Tourin is a type of soup that originated in southwestern France. It is made from a large amount of garlic that is fried in butter with onions and then reduced with water until thick. An egg is added separately, the whites first and the yolk last, while the soup is whisked constantly to keep the eggs from cooking into large curds over heat. Some variations use different types of fat instead of butter, stock instead of water, and sour cream or creme fraiche instead of eggs. When served, the tourin can be poured onto a piece of toast, garnished with parsley and croutons, or covered in cheese and cooked quickly for a melted topping.

Garlic is the main ingredient and main flavor of the tourin. Depending on the recipe followed, there may be a handful of garlic or even several dozen cloves in the dish. Diced onions are usually added to the soup and can be used to replace some of the garlic to reduce the strong flavor.

The basic recipe for tourin begins with chopped garlic fried in butter. Some recipes use duck fat or bacon drippings instead of butter for a different flavor. The garlic is cooked well but not browned. The onions are also cooked through at this point but cannot caramelize. White wine or vinegar is occasionally added near the end of the browning to provide some depth.

The shortening, garlic and onions are added to a pot of simmering water. You can use spices such as thyme, sage, or star anise, but most recipes just add salt and pepper. The water is brought to a boil and left to cook until it reduces. An egg white is whipped to a foam and then slowly drizzled into the tourin while being constantly whisked to keep the whites from forming a large, solid mass.
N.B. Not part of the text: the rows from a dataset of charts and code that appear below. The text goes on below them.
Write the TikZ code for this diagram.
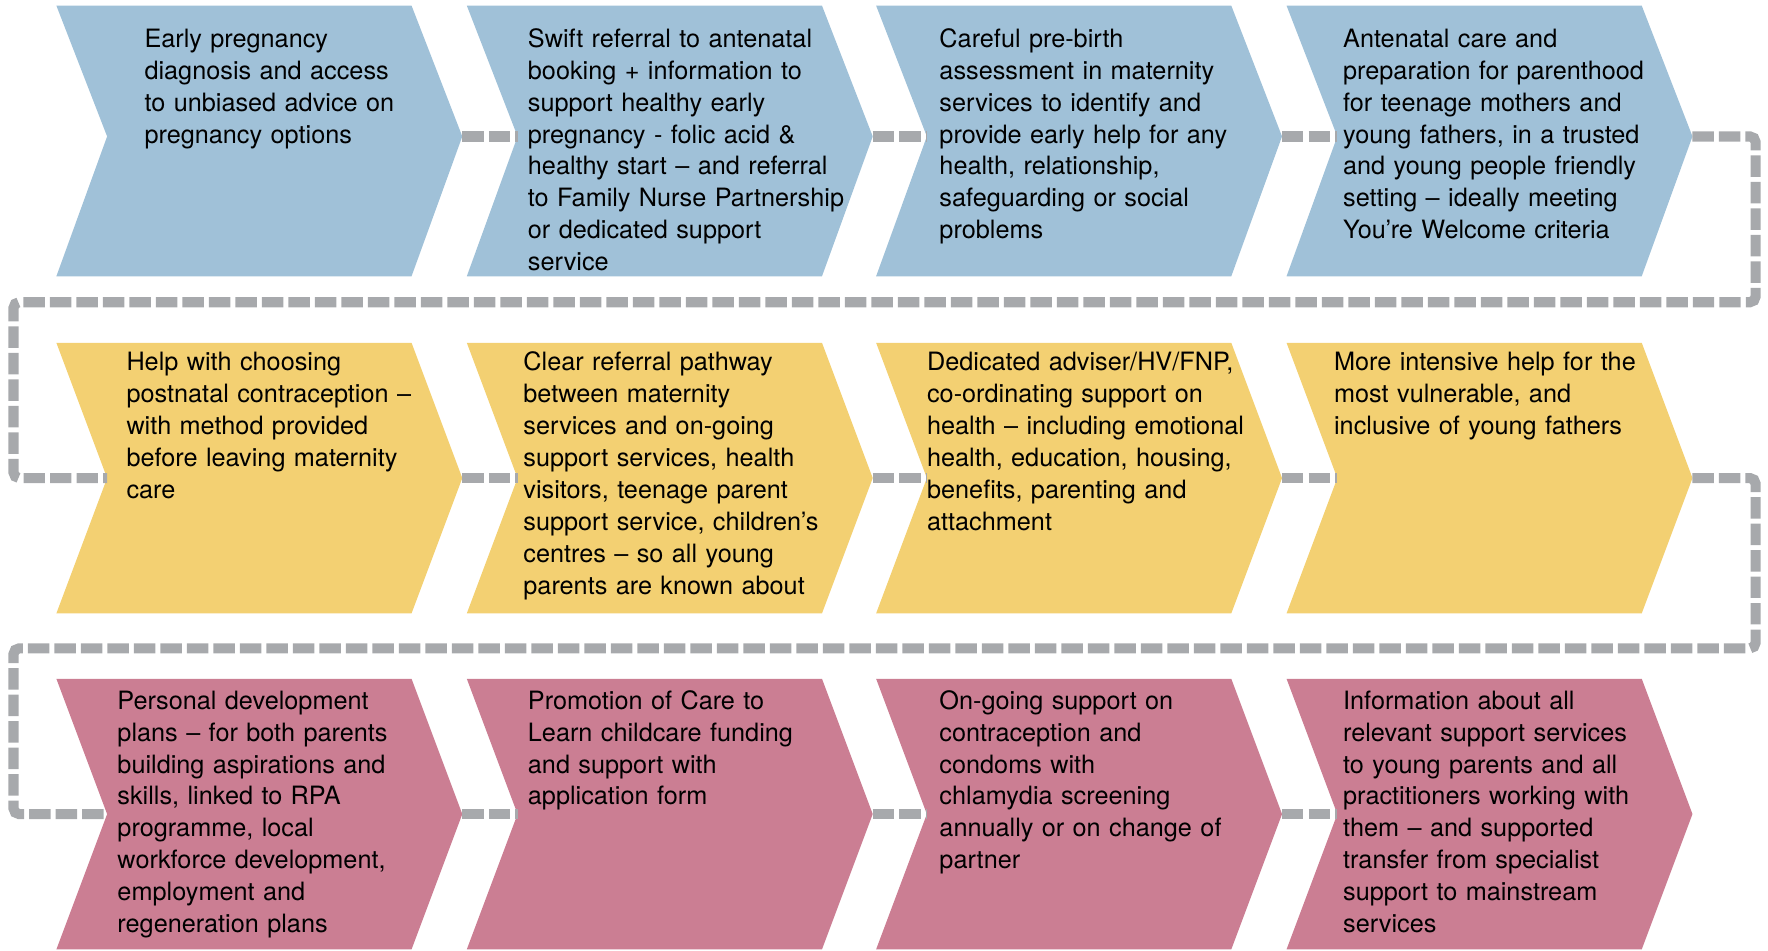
\documentclass[tikz,border=0pt]{standalone}
\usepackage{fontspec}
\setmainfont{TeX Gyre Heros}
\usepackage{tikz}

\definecolor{stepblue}{RGB}{160,193,216}
\definecolor{stepyellow}{RGB}{243,208,114}
\definecolor{steppink}{RGB}{203,126,147}
\definecolor{trailgray}{RGB}{167,169,172}

\begin{document}
\begin{tikzpicture}[x=1pt, y=-1pt,
    blurb/.style={anchor=base west, inner sep=0pt, text width=340pt, align=left,
      font=\fontsize{22.4}{28.3}\selectfont},
    trail/.style={draw=trailgray, line width=9pt, dash pattern=on 19pt off 4.5pt,
      rounded corners=5pt}]
  \useasboundingbox (0,0) rectangle (1568,843);

  % row 1 -- before the birth
  \fill[stepblue] (50,5) -- (365,5) -- (410,121) coordinate (tip11) -- (365,245) -- (50,245) -- (95,121) coordinate (notch11) -- cycle;
  \fill[stepblue] (414,5) -- (729,5) -- (774,121) coordinate (tip12) -- (729,245) -- (414,245) -- (459,121) coordinate (notch12) -- cycle;
  \fill[stepblue] (777,5) -- (1092,5) -- (1137,121) coordinate (tip13) -- (1092,245) -- (777,245) -- (822,121) coordinate (notch13) -- cycle;
  \fill[stepblue] (1141,5) -- (1456,5) -- (1501,121) coordinate (tip14) -- (1456,245) -- (1141,245) -- (1186,121) coordinate (notch14) -- cycle;

  % row 2 -- around the birth
  \fill[stepyellow] (50,304) -- (365,304) -- (410,424) coordinate (tip21) -- (365,544) -- (50,544) -- (95,424) coordinate (notch21) -- cycle;
  \fill[stepyellow] (414,304) -- (729,304) -- (774,424) coordinate (tip22) -- (729,544) -- (414,544) -- (459,424) coordinate (notch22) -- cycle;
  \fill[stepyellow] (777,304) -- (1092,304) -- (1137,424) coordinate (tip23) -- (1092,544) -- (777,544) -- (822,424) coordinate (notch23) -- cycle;
  \fill[stepyellow] (1141,304) -- (1456,304) -- (1501,424) coordinate (tip24) -- (1456,544) -- (1141,544) -- (1186,424) coordinate (notch24) -- cycle;

  % row 3 -- after the birth
  \fill[steppink] (50,602) -- (365,602) -- (410,722) coordinate (tip31) -- (365,842) -- (50,842) -- (95,722) coordinate (notch31) -- cycle;
  \fill[steppink] (414,602) -- (729,602) -- (774,722) coordinate (tip32) -- (729,842) -- (414,842) -- (459,722) coordinate (notch32) -- cycle;
  \fill[steppink] (777,602) -- (1092,602) -- (1137,722) coordinate (tip33) -- (1092,842) -- (777,842) -- (822,722) coordinate (notch33) -- cycle;
  \fill[steppink] (1141,602) -- (1456,602) -- (1501,722) coordinate (tip34) -- (1456,842) -- (1141,842) -- (1186,722) coordinate (notch34) -- cycle;

  % dashed trail
  \draw[trail] (tip11) -- (notch12);
  \draw[trail] (tip12) -- (notch13);
  \draw[trail] (tip13) -- (notch14);
  \draw[trail] (tip14) -- (1557,121) -- (1557,268) -- (12,268) -- (12,424) -- (notch21);
  \draw[trail] (tip21) -- (notch22);
  \draw[trail] (tip22) -- (notch23);
  \draw[trail] (tip23) -- (notch24);
  \draw[trail] (tip24) -- (1557,424) -- (1557,575) -- (12,575) -- (12,722) -- (notch31);
  \draw[trail] (tip31) -- (notch32);
  \draw[trail] (tip32) -- (notch33);
  \draw[trail] (tip33) -- (notch34);

  \node[blurb] (early) at (128,42) {Early pregnancy\\diagnosis and access\\to unbiased advice on\\pregnancy options};
  \node[blurb] (swift) at (468,42) {Swift referral to antenatal\\booking + information to\\support healthy early\\pregnancy - folic acid \&\\healthy start -- and referral\\to Family Nurse Partnership\\or dedicated support\\service};
  \node[blurb] (careful) at (833,42) {Careful pre-birth\\assessment in maternity\\services to identify and\\provide early help for any\\health, relationship,\\safeguarding or social\\problems};
  \node[blurb] (antenatal) at (1191,42) {Antenatal care and\\preparation for parenthood\\for teenage mothers and\\young fathers, in a trusted\\and young people friendly\\setting -- ideally meeting\\You're Welcome criteria};

  \node[blurb] (choosing) at (112,329) {Help with choosing\\postnatal contraception --\\with method provided\\before leaving maternity\\care};
  \node[blurb] (pathway) at (464,329) {Clear referral pathway\\between maternity\\services and on-going\\support services, health\\visitors, teenage parent\\support service, children's\\centres -- so all young\\parents are known about};
  \node[blurb] (adviser) at (822,329) {Dedicated adviser/HV/FNP,\\co-ordinating support on\\health -- including emotional\\health, education, housing,\\benefits, parenting and\\attachment};
  \node[blurb] (intensive) at (1183,329) {More intensive help for the\\most vulnerable, and\\inclusive of young fathers};

  \node[blurb] (plans) at (104,629) {Personal development\\plans -- for both parents\\building aspirations and\\skills, linked to RPA\\programme, local\\workforce development,\\employment and\\regeneration plans};
  \node[blurb] (childcare) at (468,629) {Promotion of Care to\\Learn childcare funding\\and support with\\application form};
  \node[blurb] (ongoing) at (833,629) {On-going support on\\contraception and\\condoms with\\chlamydia screening\\annually or on change of\\partner};
  \node[blurb] (information) at (1191,629) {Information about all\\relevant support services\\to young parents and all\\practitioners working with\\them -- and supported\\transfer from specialist\\support to mainstream\\services};
\end{tikzpicture}
\end{document}
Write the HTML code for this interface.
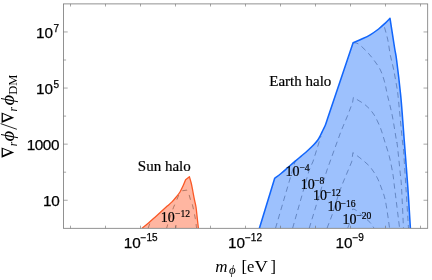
<!DOCTYPE html>
<html><head><meta charset="utf-8">
<style>
html,body{margin:0;padding:0;background:#fff;}
body{width:432px;height:280px;overflow:hidden;}
svg{display:block;will-change:transform;}
text{fill:#000;}
.sans{font-family:"Liberation Sans",sans-serif;}
.serif{font-family:"Liberation Serif",serif;}
</style></head><body>
<svg width="432" height="280" viewBox="0 0 432 280">
<rect width="432" height="280" fill="#fff"/>
<defs>
<clipPath id="plot"><rect x="63.5" y="3.9" width="364.2" height="224.4"/></clipPath>
</defs>
<g clip-path="url(#plot)">
<path d="M259.4,228.3 L274.7,178.3C275.75,177.50 278.70,175.38 281.00,173.50C283.30,171.62 286.17,169.02 288.50,167.00C290.83,164.98 292.88,163.22 295.00,161.40C297.12,159.58 299.17,157.88 301.25,156.10C303.33,154.32 305.46,152.55 307.50,150.70C309.54,148.85 311.78,146.78 313.50,145.00C315.22,143.22 316.62,141.67 317.80,140.00C318.98,138.33 319.73,136.67 320.60,135.00C321.47,133.33 322.20,131.67 323.00,130.00C323.80,128.33 324.65,126.88 325.40,125.00C326.15,123.12 327.15,119.79 327.50,118.75L347.3,60 L353.1,42.7C354.55,42.08 358.95,40.32 361.80,39.00C364.65,37.68 367.40,36.47 370.20,34.80C373.00,33.13 376.08,30.95 378.60,29.00C381.12,27.05 383.40,24.87 385.30,23.10C387.20,21.33 389.22,19.18 390.00,18.40C390.77,23.33 393.50,41.07 394.60,48.00C395.70,54.93 395.60,52.25 396.60,60.00C397.60,67.75 399.58,84.50 400.60,94.50C401.62,104.50 402.10,112.42 402.70,120.00C403.30,127.58 403.35,128.83 404.20,140.00C405.05,151.17 406.77,172.28 407.80,187.00C408.83,201.72 409.97,221.42 410.40,228.30Z" fill="#9dc1fd" stroke="none"/>
<g fill="none" stroke="#3f5f9a" stroke-width="0.7" stroke-dasharray="5.5,4" stroke-opacity="0.85">
<path d="M384.50,27.30C385.05,29.40 386.83,35.28 387.80,39.90C388.77,44.52 389.32,50.02 390.30,55.00C391.28,59.98 392.58,64.25 393.70,69.80C394.82,75.35 396.25,83.70 397.00,88.30C397.75,92.90 397.30,88.62 398.20,97.40C399.10,106.18 401.53,132.50 402.40,141.00C403.27,149.50 402.82,140.73 403.40,148.40C403.98,156.07 405.05,173.68 405.90,187.00C406.75,200.32 408.07,221.42 408.50,228.30"/><path d="M275.5,228.3 L295.5,160"/><path d="M353.10,42.70C354.00,42.92 356.22,42.52 358.50,44.00C360.78,45.48 364.28,48.98 366.80,51.60C369.32,54.22 371.35,56.67 373.60,59.70C375.85,62.73 378.48,66.15 380.30,69.80C382.12,73.45 383.32,77.40 384.50,81.60C385.68,85.80 386.10,89.30 387.40,95.00C388.70,100.70 390.78,108.13 392.30,115.80C393.82,123.47 395.67,136.13 396.50,141.00C397.33,145.87 396.67,139.57 397.30,145.00C397.93,150.43 399.60,166.60 400.30,173.60C401.00,180.60 400.97,177.88 401.50,187.00C402.03,196.12 403.17,221.42 403.50,228.30"/><path d="M292.6,228.3 L309.2,170 L313.1,161.25 L321,136"/><path d="M309.2,228.3 L327,170 L340.8,131.8 L347.5,115.8 L352.6,102.4 L353.4,97.4C355.37,98.65 361.83,102.12 365.20,104.90C368.57,107.68 371.08,110.32 373.60,114.10C376.12,117.88 378.47,123.12 380.30,127.60C382.13,132.08 383.08,136.13 384.60,141.00C386.12,145.87 388.03,151.37 389.40,156.80C390.77,162.23 391.95,168.57 392.80,173.60C393.65,178.63 393.37,177.88 394.50,187.00C395.63,196.12 398.75,221.42 399.60,228.30"/><path d="M327,228.3 L331.7,216 L338.4,195 L341.7,185.7 L351.7,161.8 L352.9,152.6C354.37,153.72 358.85,156.93 361.70,159.30C364.55,161.67 367.48,163.85 370.00,166.80C372.52,169.75 374.97,173.63 376.80,177.00C378.63,180.37 379.57,183.03 381.00,187.00C382.43,190.97 383.97,193.92 385.40,200.80C386.83,207.68 388.90,223.72 389.60,228.30"/><path d="M347.6,228.3 L351,220 L352.7,209C353.38,209.30 354.02,208.67 356.80,210.80C359.58,212.93 366.87,219.43 369.40,221.80C371.93,224.17 371.23,223.92 372.00,225.00C372.77,226.08 373.67,227.75 374.00,228.30"/>
</g>
<path d="M259.4,228.3 L274.7,178.3C275.75,177.50 278.70,175.38 281.00,173.50C283.30,171.62 286.17,169.02 288.50,167.00C290.83,164.98 292.88,163.22 295.00,161.40C297.12,159.58 299.17,157.88 301.25,156.10C303.33,154.32 305.46,152.55 307.50,150.70C309.54,148.85 311.78,146.78 313.50,145.00C315.22,143.22 316.62,141.67 317.80,140.00C318.98,138.33 319.73,136.67 320.60,135.00C321.47,133.33 322.20,131.67 323.00,130.00C323.80,128.33 324.65,126.88 325.40,125.00C326.15,123.12 327.15,119.79 327.50,118.75L347.3,60 L353.1,42.7C354.55,42.08 358.95,40.32 361.80,39.00C364.65,37.68 367.40,36.47 370.20,34.80C373.00,33.13 376.08,30.95 378.60,29.00C381.12,27.05 383.40,24.87 385.30,23.10C387.20,21.33 389.22,19.18 390.00,18.40C390.77,23.33 393.50,41.07 394.60,48.00C395.70,54.93 395.60,52.25 396.60,60.00C397.60,67.75 399.58,84.50 400.60,94.50C401.62,104.50 402.10,112.42 402.70,120.00C403.30,127.58 403.35,128.83 404.20,140.00C405.05,151.17 406.77,172.28 407.80,187.00C408.83,201.72 409.97,221.42 410.40,228.30" fill="none" stroke="#1266fb" stroke-width="1.55" stroke-linejoin="round"/>
<path d="M142.00,228.30C143.08,227.42 146.38,224.82 148.50,223.00C150.62,221.18 152.67,219.28 154.75,217.40C156.83,215.53 158.92,213.63 161.00,211.75C163.08,209.87 165.42,207.74 167.25,206.10C169.08,204.46 170.50,203.42 172.00,201.90C173.50,200.38 174.92,198.65 176.25,197.00C177.58,195.35 178.86,193.88 180.00,192.00C181.14,190.12 182.17,187.79 183.10,185.75C184.03,183.71 185.18,180.75 185.60,179.75L189.4,176.75C189.71,177.83 190.69,180.92 191.25,183.25C191.81,185.58 192.22,188.04 192.75,190.75C193.28,193.46 193.86,196.79 194.40,199.50C194.94,202.21 195.52,203.83 196.00,207.00C196.48,210.17 196.90,214.95 197.30,218.50C197.70,222.05 198.22,226.67 198.40,228.30Z" fill="#ffb6a1" stroke="none"/>
<g fill="none" stroke="#7a4a3a" stroke-width="0.7" stroke-dasharray="5,4" stroke-opacity="0.85">
<path d="M148.1,228.3 L149.8,223.5"/><path d="M182.3,190.75 L186.9,190.1C187.25,190.83 188.38,192.83 189.00,194.50C189.62,196.17 190.02,198.33 190.60,200.10C191.18,201.87 191.72,202.03 192.50,205.10C193.28,208.17 194.62,214.63 195.30,218.50C195.98,222.37 196.38,226.67 196.60,228.30" stroke-dasharray="5,5"/><path d="M182.3,190.75 L178.75,195.1 L176.9,199.5 L173.5,207.4 L168.5,221.75 L166.6,228.3" stroke-dasharray="5,5.5" stroke-dashoffset="5"/><path d="M175.75,228.3 L176,225"/>
</g>
<path d="M142.00,228.30C143.08,227.42 146.38,224.82 148.50,223.00C150.62,221.18 152.67,219.28 154.75,217.40C156.83,215.53 158.92,213.63 161.00,211.75C163.08,209.87 165.42,207.74 167.25,206.10C169.08,204.46 170.50,203.42 172.00,201.90C173.50,200.38 174.92,198.65 176.25,197.00C177.58,195.35 178.86,193.88 180.00,192.00C181.14,190.12 182.17,187.79 183.10,185.75C184.03,183.71 185.18,180.75 185.60,179.75L189.4,176.75C189.71,177.83 190.69,180.92 191.25,183.25C191.81,185.58 192.22,188.04 192.75,190.75C193.28,193.46 193.86,196.79 194.40,199.50C194.94,202.21 195.52,203.83 196.00,207.00C196.48,210.17 196.90,214.95 197.30,218.50C197.70,222.05 198.22,226.67 198.40,228.30" fill="none" stroke="#fa5826" stroke-width="1.3" stroke-linejoin="round"/>
</g>
<g stroke="#777" stroke-width="0.8" fill="none">
<rect x="63.5" y="3.9" width="364.2" height="224.4"/>
</g>
<g stroke="#6c6c6c" stroke-width="0.6" fill="none" id="ticks"><path d="M70.5,228.3v-2.6M70.5,3.9v2.6M105.5,228.3v-2.6M105.5,3.9v2.6M140.5,228.3v-2.6M140.5,3.9v2.6M175.5,228.3v-2.6M175.5,3.9v2.6M210.5,228.3v-2.6M210.5,3.9v2.6M245.5,228.3v-2.6M245.5,3.9v2.6M280.5,228.3v-2.6M280.5,3.9v2.6M315.5,228.3v-2.6M315.5,3.9v2.6M350.5,228.3v-2.6M350.5,3.9v2.6M385.5,228.3v-2.6M385.5,3.9v2.6M420.5,228.3v-2.6M420.5,3.9v2.6M63.5,200.25h4.2M427.7,200.25h-4.2M63.5,172.2h2.6M427.7,172.2h-2.6M63.5,144.15h4.2M427.7,144.15h-4.2M63.5,116.1h2.6M427.7,116.1h-2.6M63.5,88.05h4.2M427.7,88.05h-4.2M63.5,60h2.6M427.7,60h-2.6M63.5,31.95h4.2M427.7,31.95h-4.2"/></g>
<g class="sans" font-size="15.3" id="ylabels" stroke="#000" stroke-width="0.25">
<text x="52.9" y="38" text-anchor="end">10</text><text x="53.6" y="31.7" font-size="10">7</text>
<text x="52.9" y="94.3" text-anchor="end">10</text><text x="53.6" y="88" font-size="10">5</text>
<text x="59.1" y="149.7" text-anchor="end" letter-spacing="-0.4">1000</text>
<text x="59.3" y="205.8" text-anchor="end" letter-spacing="-0.4">10</text>
</g>
<g class="sans" font-size="15.3" id="xlabels" stroke="#000" stroke-width="0.25">
<text x="123.8" y="247.5">10</text><text x="140.6" y="240.8" font-size="10">−15</text>
<text x="228" y="247.5">10</text><text x="245" y="240.8" font-size="10">−12</text>
<text x="335.5" y="247.5">10</text><text x="352.5" y="240.8" font-size="10">−9</text>
</g>
<g class="serif" id="xlab">
<text x="215.3" y="271.7" font-size="17" font-style="italic">m</text>
<text transform="translate(228.9,274.3) scale(1.12,1)" font-size="11.5" font-style="italic">ϕ</text>
<text x="241.4 247 270.4" y="271.7" font-size="16.5">[e]</text><text transform="translate(254.5,271.7) scale(1.12,1)" font-size="16.5">V</text>
</g>
<g class="serif" transform="translate(13.3,157.8) rotate(-90)" id="ylab">
<path d="M0,-11.7 L10.4,-11.7 L5.25,0.9 Z M2.6,-10.4 L8.9,-10.4 L5.8,-2.9 Z" fill="#000" fill-rule="evenodd"/>
<text x="11.5" y="3.6" font-size="11.5" font-style="italic">r</text>
<text transform="translate(16.2,0.6) scale(1.15,1)" font-size="18" font-style="italic">ϕ</text>
<path d="M28.5,3.6 L34.2,-12.7" stroke="#000" stroke-width="0.85" fill="none"/>
<path transform="translate(34.8,0)" d="M0,-11.7 L10.4,-11.7 L5.25,0.9 Z M2.6,-10.4 L8.9,-10.4 L5.8,-2.9 Z" fill="#000" fill-rule="evenodd"/>
<text x="46.3" y="3.6" font-size="11.5" font-style="italic">r</text>
<text transform="translate(52.3,0.6) scale(1.15,1)" font-size="18" font-style="italic">ϕ</text>
<text x="63.1" y="3.6" font-size="12.5">DM</text>
</g>
<g class="serif" font-size="15" id="ann" stroke="#000" stroke-width="0.2">
<text x="137.8" y="170.9">Sun halo</text>
<text x="269.3" y="85.5">Earth halo</text>
</g>
<g class="serif" font-size="14" id="clab" stroke="#000" stroke-width="0.2">
<text x="160.8" y="221.5">10</text><text x="175.0" y="216.8" font-size="9.6">−12</text>
<text x="285.6" y="176">10</text><text x="299.4" y="171.4" font-size="9.6">−4</text>
<text x="300.8" y="188.7">10</text><text x="314.2" y="184" font-size="9.6">−8</text>
<text x="312.9" y="200.2">10</text><text x="325.8" y="195.5" font-size="9.6">−12</text>
<text x="327.4" y="211.3">10</text><text x="340.5" y="206.6" font-size="9.6">−16</text>
<text x="342.6" y="224">10</text><text x="356.3" y="219" font-size="9.6">−20</text>
</g>
</svg>
</body></html>
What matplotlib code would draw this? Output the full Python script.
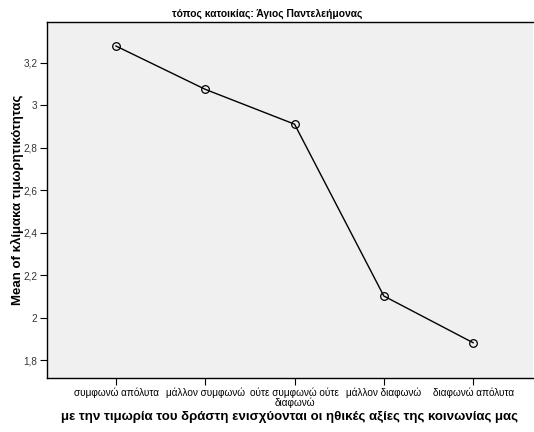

Just when the dish finishes cooking and is very thick and creamy, an egg yolk is mixed with a small amount of vinegar. The beaten yolk is then slowly incorporated into the hot soup the same way the egg white was, after which the tourin is finished. It can be served in a bowl with toasted bread in the bottom, or it can be covered with a slice of gruyere and placed under a broiler for a minute so the cheese melts. Noodles or egg noodles can be added to the tourin while it is cooking to create a strong garlicky dish.